▶ [What is asked]
What are the lines from the one with "Reproduce this chart" through the one with "90, 100, 110];", inclusive? Output them exactly, and leave out the pictures.

▶ [Record extracts]
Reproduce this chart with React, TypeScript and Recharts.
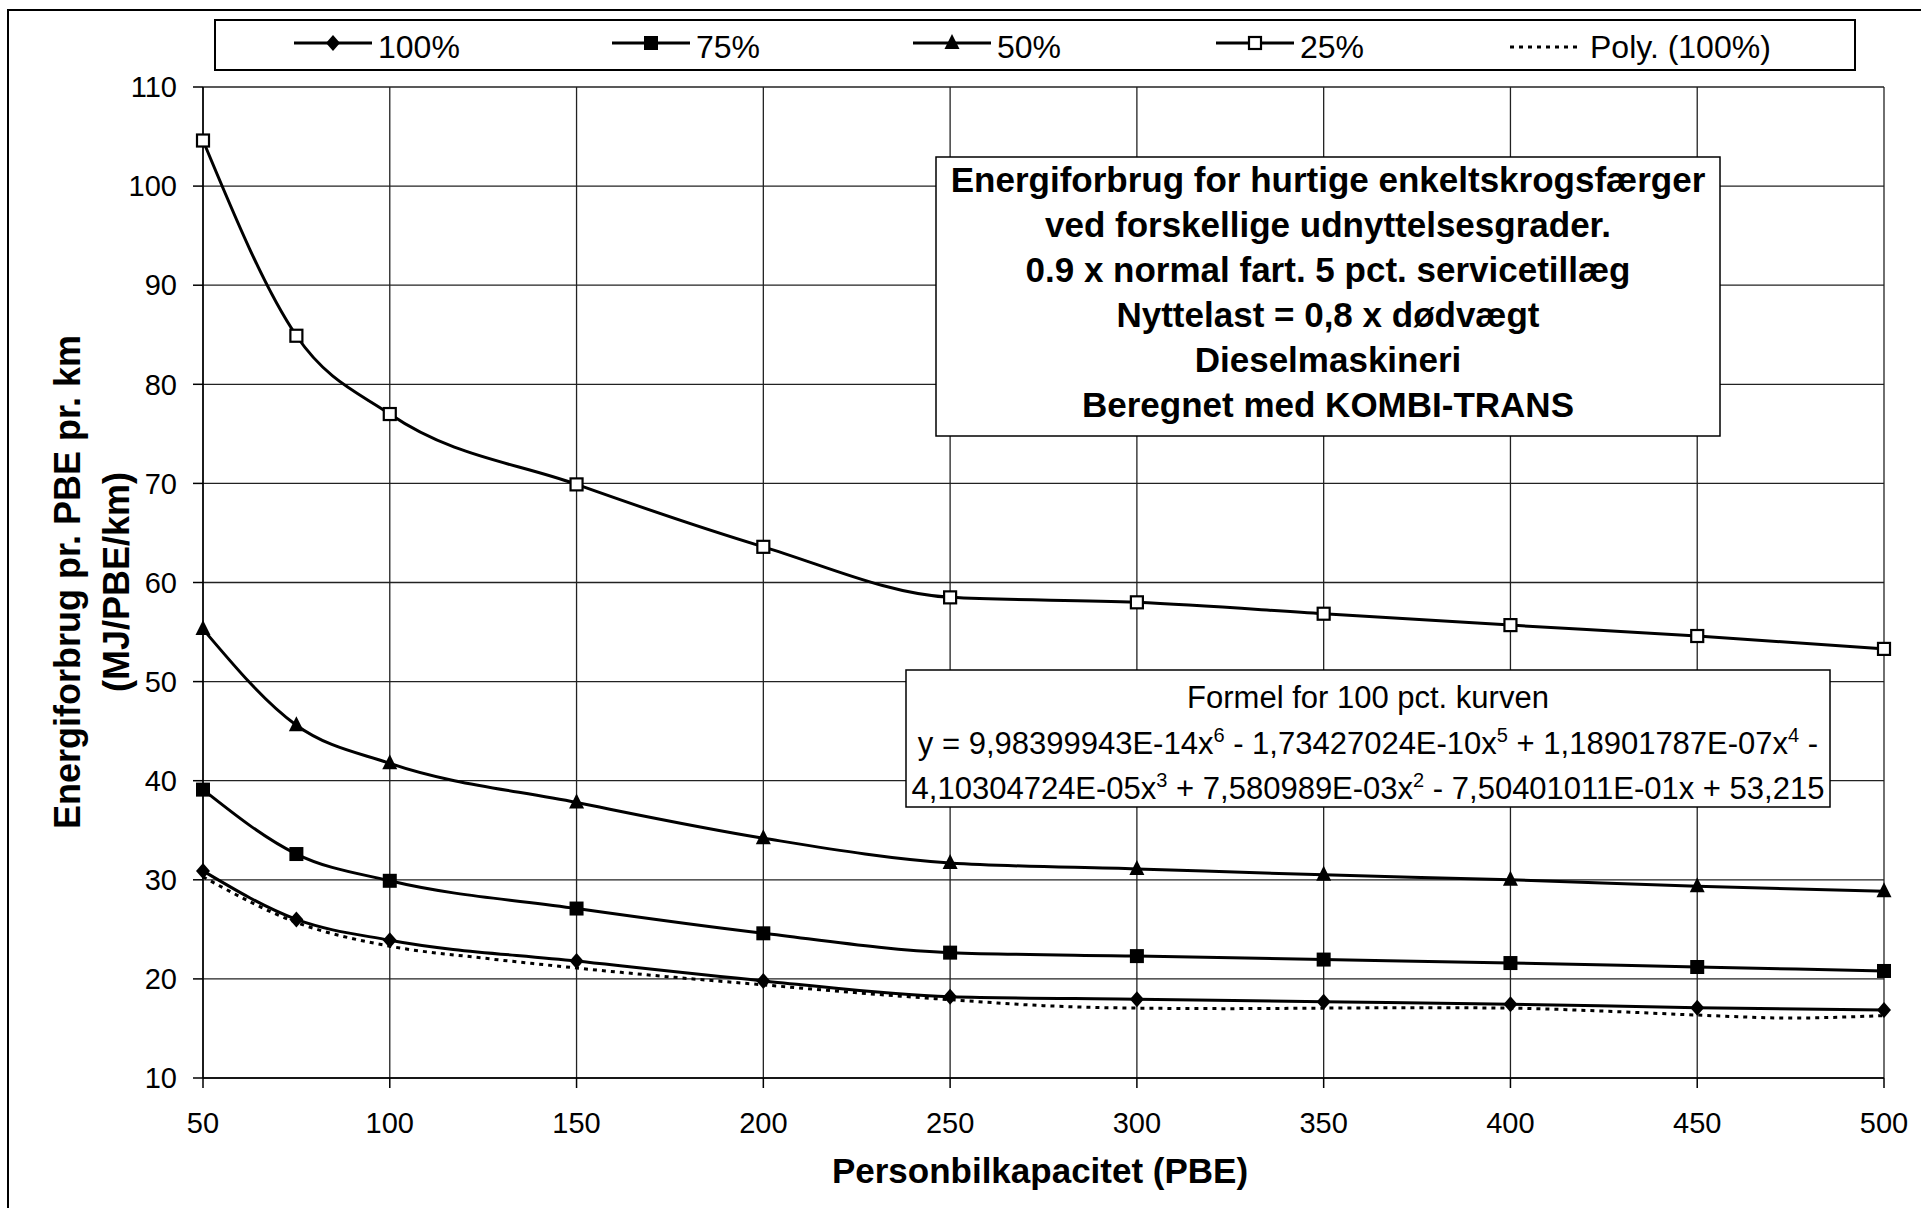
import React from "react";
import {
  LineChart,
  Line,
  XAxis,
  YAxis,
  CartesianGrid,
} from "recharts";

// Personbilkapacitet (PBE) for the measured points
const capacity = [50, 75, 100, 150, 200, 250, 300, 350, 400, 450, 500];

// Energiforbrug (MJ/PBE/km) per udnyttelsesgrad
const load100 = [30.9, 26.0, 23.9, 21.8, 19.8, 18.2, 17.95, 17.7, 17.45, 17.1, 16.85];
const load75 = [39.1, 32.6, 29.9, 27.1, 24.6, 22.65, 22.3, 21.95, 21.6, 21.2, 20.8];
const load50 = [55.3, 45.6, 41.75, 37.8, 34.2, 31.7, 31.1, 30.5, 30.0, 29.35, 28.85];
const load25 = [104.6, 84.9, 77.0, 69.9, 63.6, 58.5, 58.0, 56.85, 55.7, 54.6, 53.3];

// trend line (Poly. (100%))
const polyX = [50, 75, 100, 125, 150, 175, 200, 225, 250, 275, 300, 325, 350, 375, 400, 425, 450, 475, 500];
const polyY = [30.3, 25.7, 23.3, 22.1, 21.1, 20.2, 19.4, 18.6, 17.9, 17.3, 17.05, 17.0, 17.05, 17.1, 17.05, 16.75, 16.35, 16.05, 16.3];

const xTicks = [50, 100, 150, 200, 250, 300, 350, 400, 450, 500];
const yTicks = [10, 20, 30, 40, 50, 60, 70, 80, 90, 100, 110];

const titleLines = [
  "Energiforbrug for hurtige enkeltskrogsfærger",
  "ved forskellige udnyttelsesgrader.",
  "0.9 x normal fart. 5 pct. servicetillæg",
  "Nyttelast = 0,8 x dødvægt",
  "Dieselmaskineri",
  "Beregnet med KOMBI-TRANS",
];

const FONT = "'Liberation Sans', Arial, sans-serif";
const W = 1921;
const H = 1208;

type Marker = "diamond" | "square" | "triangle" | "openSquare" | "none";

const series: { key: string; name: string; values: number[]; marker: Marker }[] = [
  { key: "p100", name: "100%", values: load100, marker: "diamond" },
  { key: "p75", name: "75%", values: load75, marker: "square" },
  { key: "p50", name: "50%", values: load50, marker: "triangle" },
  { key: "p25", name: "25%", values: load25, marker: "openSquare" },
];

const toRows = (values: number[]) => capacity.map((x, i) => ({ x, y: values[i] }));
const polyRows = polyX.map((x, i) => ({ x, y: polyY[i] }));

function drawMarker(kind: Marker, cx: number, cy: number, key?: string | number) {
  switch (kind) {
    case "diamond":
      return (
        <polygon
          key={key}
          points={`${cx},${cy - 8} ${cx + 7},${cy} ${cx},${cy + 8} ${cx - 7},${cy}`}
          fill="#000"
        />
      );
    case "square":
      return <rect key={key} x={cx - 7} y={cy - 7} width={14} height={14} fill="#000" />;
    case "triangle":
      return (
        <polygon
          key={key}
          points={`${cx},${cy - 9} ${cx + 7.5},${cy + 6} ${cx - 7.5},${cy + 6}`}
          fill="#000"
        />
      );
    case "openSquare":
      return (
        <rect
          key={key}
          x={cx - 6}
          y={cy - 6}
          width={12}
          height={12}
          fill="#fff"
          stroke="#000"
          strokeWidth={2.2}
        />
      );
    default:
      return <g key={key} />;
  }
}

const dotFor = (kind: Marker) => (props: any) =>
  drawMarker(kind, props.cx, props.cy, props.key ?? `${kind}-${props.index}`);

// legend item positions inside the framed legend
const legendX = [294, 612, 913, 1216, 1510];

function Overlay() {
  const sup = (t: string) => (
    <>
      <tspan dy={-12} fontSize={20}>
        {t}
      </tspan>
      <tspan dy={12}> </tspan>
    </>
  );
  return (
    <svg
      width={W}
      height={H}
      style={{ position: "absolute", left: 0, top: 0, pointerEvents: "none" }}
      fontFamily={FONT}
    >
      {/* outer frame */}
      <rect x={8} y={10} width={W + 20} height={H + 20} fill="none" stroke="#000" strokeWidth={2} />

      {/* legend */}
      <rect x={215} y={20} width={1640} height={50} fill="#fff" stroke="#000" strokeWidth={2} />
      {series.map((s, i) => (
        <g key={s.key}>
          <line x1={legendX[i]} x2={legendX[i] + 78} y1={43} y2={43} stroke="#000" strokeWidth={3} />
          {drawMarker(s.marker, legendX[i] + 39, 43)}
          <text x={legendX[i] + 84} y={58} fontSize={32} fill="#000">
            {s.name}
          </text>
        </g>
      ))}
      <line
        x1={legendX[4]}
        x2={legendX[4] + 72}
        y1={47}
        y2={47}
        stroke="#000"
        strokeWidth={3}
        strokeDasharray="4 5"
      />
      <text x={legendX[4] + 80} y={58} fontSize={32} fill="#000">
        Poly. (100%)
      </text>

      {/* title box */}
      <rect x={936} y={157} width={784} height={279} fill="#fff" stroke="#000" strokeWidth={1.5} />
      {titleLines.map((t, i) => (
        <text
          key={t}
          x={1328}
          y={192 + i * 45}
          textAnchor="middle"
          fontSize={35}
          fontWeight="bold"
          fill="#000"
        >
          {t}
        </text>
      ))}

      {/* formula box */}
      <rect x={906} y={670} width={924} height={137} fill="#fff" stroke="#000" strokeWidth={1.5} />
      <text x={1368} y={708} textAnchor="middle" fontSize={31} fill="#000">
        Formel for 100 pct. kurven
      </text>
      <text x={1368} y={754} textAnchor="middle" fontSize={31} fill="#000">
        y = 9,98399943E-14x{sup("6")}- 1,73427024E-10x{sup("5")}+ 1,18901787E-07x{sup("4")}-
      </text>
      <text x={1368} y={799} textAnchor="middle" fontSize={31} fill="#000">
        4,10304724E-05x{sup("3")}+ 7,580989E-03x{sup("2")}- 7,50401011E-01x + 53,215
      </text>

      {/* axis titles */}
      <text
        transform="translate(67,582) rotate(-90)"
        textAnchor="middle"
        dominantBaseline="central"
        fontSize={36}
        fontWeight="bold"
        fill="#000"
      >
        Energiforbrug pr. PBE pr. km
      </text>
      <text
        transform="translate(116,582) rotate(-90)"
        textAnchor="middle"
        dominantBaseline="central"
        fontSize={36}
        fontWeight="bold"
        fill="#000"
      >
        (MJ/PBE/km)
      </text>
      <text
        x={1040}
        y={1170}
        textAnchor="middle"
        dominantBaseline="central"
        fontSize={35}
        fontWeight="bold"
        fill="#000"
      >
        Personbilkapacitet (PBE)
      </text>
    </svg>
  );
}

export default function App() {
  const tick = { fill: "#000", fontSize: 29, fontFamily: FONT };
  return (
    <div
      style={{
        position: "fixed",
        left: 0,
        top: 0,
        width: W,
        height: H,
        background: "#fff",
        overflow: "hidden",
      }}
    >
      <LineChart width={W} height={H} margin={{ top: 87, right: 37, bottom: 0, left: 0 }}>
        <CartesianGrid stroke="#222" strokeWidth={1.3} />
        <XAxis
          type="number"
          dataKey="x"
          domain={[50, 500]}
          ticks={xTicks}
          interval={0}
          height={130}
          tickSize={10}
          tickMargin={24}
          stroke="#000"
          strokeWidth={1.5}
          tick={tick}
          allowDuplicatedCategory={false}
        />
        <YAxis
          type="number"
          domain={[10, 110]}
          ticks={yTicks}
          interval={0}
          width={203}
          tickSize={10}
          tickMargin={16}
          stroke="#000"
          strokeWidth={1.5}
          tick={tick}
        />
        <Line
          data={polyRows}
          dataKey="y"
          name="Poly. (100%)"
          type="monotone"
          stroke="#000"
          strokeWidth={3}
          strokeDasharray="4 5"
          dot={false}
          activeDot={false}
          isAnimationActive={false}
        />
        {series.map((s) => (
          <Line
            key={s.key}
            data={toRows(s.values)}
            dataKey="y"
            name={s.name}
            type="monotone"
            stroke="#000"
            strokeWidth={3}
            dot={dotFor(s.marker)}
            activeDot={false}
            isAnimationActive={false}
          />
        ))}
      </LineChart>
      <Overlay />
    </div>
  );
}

--

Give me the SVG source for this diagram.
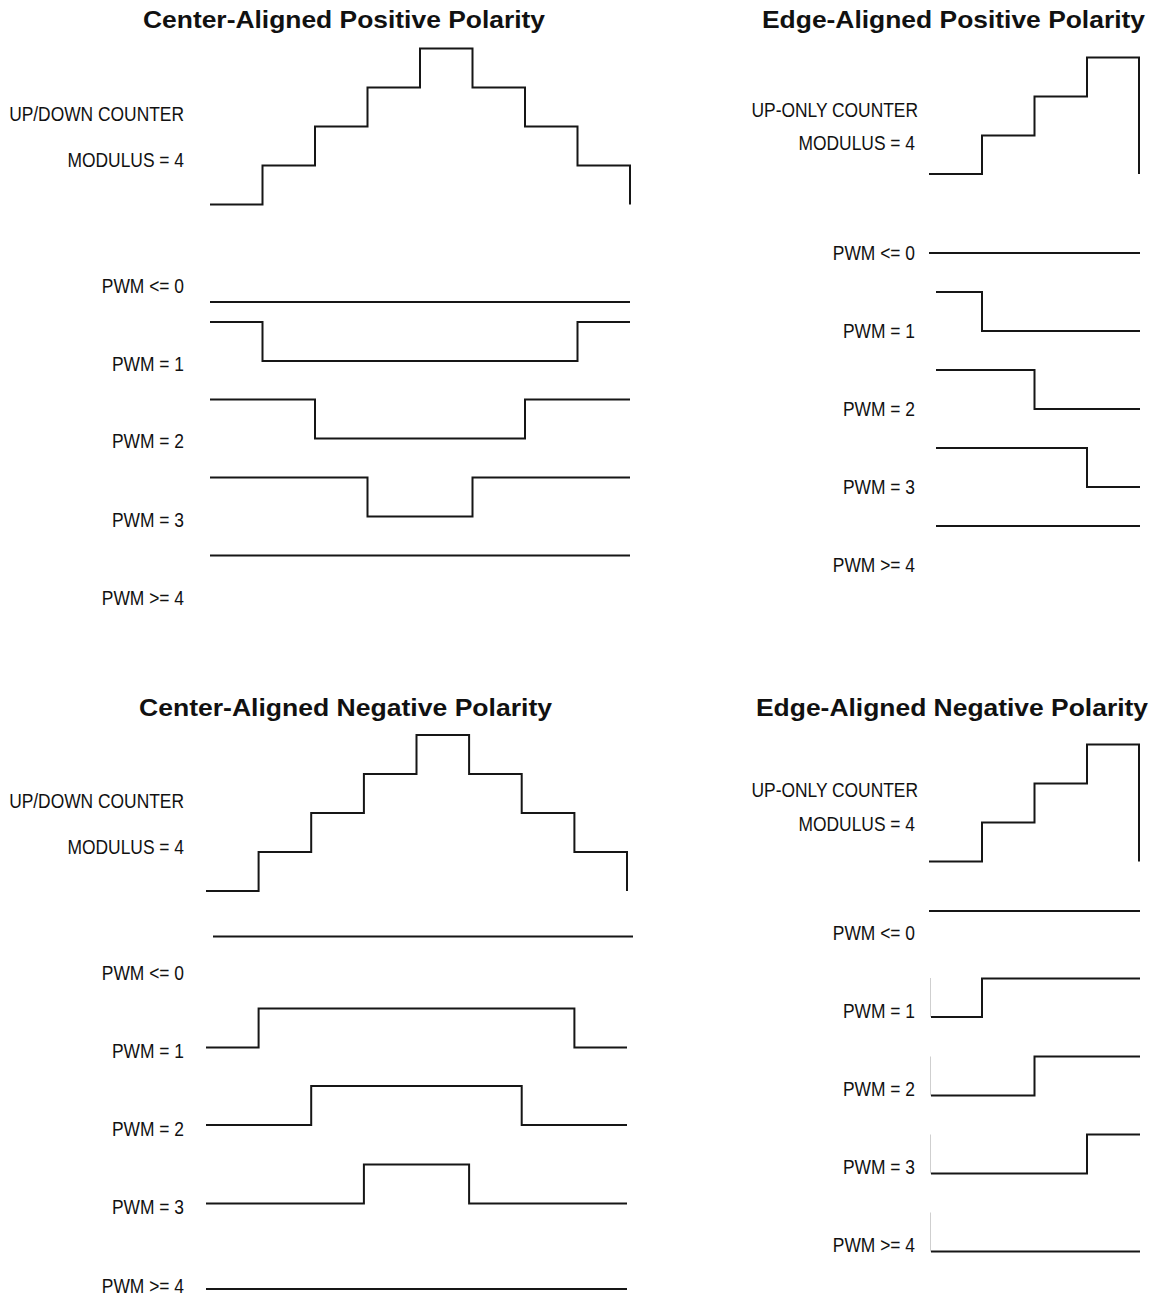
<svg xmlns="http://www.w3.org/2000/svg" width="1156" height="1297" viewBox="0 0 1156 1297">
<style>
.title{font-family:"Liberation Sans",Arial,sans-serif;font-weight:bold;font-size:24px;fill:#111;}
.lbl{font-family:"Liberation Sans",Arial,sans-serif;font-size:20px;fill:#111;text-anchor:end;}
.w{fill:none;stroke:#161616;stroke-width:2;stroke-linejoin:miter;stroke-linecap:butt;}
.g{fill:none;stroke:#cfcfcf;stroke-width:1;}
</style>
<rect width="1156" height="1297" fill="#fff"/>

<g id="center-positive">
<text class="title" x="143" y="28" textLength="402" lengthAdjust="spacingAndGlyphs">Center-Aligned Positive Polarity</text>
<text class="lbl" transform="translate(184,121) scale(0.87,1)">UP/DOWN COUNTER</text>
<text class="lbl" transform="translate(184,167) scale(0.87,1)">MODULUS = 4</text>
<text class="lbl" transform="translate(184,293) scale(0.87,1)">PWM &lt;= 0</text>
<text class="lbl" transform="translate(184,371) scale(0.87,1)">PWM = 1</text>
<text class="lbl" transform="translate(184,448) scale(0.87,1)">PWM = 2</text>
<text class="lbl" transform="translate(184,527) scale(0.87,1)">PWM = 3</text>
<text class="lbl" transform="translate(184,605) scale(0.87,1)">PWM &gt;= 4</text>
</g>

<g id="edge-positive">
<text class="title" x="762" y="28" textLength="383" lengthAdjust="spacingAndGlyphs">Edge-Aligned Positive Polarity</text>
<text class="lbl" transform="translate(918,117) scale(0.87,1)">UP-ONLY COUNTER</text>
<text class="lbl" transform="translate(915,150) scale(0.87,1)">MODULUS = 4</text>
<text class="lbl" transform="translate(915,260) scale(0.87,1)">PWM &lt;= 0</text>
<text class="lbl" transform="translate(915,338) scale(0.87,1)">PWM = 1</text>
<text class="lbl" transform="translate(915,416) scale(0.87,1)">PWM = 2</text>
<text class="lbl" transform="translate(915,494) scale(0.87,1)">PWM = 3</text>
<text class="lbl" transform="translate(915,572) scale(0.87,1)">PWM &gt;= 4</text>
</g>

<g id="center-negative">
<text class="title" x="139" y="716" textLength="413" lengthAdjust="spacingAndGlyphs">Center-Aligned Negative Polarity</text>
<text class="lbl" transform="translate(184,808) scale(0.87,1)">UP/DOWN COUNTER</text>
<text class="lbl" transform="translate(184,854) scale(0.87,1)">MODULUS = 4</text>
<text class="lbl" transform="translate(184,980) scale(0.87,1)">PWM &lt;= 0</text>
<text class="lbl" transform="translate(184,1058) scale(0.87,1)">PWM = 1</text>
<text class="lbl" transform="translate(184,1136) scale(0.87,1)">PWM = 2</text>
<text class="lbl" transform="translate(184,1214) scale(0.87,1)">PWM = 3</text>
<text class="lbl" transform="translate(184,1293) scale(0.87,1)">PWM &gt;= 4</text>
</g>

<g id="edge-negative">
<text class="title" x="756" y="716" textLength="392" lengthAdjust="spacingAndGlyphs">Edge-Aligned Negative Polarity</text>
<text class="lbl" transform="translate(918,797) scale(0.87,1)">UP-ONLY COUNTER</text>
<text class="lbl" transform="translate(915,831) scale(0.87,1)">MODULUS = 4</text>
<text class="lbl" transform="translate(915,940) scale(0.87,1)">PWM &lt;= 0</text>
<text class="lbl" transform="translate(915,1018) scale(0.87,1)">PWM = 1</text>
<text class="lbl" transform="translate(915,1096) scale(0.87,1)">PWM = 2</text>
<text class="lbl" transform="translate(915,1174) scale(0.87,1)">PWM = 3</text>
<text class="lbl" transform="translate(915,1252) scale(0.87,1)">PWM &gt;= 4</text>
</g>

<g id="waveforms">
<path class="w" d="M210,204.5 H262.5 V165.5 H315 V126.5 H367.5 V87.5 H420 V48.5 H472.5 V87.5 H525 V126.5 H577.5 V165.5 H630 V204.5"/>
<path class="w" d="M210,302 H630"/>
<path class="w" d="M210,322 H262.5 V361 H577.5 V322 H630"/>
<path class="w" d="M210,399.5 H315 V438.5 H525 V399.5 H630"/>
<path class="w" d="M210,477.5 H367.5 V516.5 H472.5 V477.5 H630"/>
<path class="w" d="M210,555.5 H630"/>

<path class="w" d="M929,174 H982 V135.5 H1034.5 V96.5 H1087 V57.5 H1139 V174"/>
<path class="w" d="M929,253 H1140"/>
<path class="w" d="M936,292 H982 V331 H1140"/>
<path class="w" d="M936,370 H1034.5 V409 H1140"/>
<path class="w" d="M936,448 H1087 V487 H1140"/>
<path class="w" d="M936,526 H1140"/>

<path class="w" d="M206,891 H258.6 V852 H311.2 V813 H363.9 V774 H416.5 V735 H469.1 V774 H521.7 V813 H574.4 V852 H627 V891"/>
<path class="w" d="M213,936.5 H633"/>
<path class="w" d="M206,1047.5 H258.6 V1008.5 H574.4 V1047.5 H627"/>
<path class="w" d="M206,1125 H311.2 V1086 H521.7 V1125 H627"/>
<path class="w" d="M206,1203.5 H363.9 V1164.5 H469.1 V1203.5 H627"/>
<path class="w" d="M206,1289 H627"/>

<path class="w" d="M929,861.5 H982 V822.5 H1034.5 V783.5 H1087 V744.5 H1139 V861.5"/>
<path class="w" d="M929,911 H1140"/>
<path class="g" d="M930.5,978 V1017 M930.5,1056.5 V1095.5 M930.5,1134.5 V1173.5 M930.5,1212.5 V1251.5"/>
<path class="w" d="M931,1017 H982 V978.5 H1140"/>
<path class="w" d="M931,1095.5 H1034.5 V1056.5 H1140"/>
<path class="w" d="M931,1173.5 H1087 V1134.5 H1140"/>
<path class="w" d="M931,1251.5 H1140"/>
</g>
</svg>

...

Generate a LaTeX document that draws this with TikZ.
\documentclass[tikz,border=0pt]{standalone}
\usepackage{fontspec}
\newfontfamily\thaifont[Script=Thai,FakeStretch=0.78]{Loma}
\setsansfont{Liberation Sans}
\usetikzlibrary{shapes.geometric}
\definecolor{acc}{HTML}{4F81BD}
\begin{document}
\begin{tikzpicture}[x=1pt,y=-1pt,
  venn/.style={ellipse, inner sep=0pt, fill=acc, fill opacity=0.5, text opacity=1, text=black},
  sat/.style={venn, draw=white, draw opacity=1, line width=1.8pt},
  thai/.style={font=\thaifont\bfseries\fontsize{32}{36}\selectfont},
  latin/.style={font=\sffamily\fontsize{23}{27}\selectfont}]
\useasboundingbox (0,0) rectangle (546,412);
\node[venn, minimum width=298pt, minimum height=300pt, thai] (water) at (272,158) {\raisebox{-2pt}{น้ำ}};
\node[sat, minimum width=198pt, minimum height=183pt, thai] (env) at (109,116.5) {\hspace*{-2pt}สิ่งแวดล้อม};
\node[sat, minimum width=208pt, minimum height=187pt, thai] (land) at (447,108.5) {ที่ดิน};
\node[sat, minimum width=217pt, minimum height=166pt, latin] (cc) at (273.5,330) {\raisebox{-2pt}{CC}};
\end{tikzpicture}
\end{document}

▶ [Result]
Reproduce this chart with React, TypeScript and Recharts.
import React from "react";
import {
  LineChart,
  Line,
  XAxis,
  YAxis,
  CartesianGrid,
} from "recharts";

// Personbilkapacitet (PBE) for the measured points
const capacity = [50, 75, 100, 150, 200, 250, 300, 350, 400, 450, 500];

// Energiforbrug (MJ/PBE/km) per udnyttelsesgrad
const load100 = [30.9, 26.0, 23.9, 21.8, 19.8, 18.2, 17.95, 17.7, 17.45, 17.1, 16.85];
const load75 = [39.1, 32.6, 29.9, 27.1, 24.6, 22.65, 22.3, 21.95, 21.6, 21.2, 20.8];
const load50 = [55.3, 45.6, 41.75, 37.8, 34.2, 31.7, 31.1, 30.5, 30.0, 29.35, 28.85];
const load25 = [104.6, 84.9, 77.0, 69.9, 63.6, 58.5, 58.0, 56.85, 55.7, 54.6, 53.3];

// trend line (Poly. (100%))
const polyX = [50, 75, 100, 125, 150, 175, 200, 225, 250, 275, 300, 325, 350, 375, 400, 425, 450, 475, 500];
const polyY = [30.3, 25.7, 23.3, 22.1, 21.1, 20.2, 19.4, 18.6, 17.9, 17.3, 17.05, 17.0, 17.05, 17.1, 17.05, 16.75, 16.35, 16.05, 16.3];

const xTicks = [50, 100, 150, 200, 250, 300, 350, 400, 450, 500];
const yTicks = [10, 20, 30, 40, 50, 60, 70, 80, 90, 100, 110];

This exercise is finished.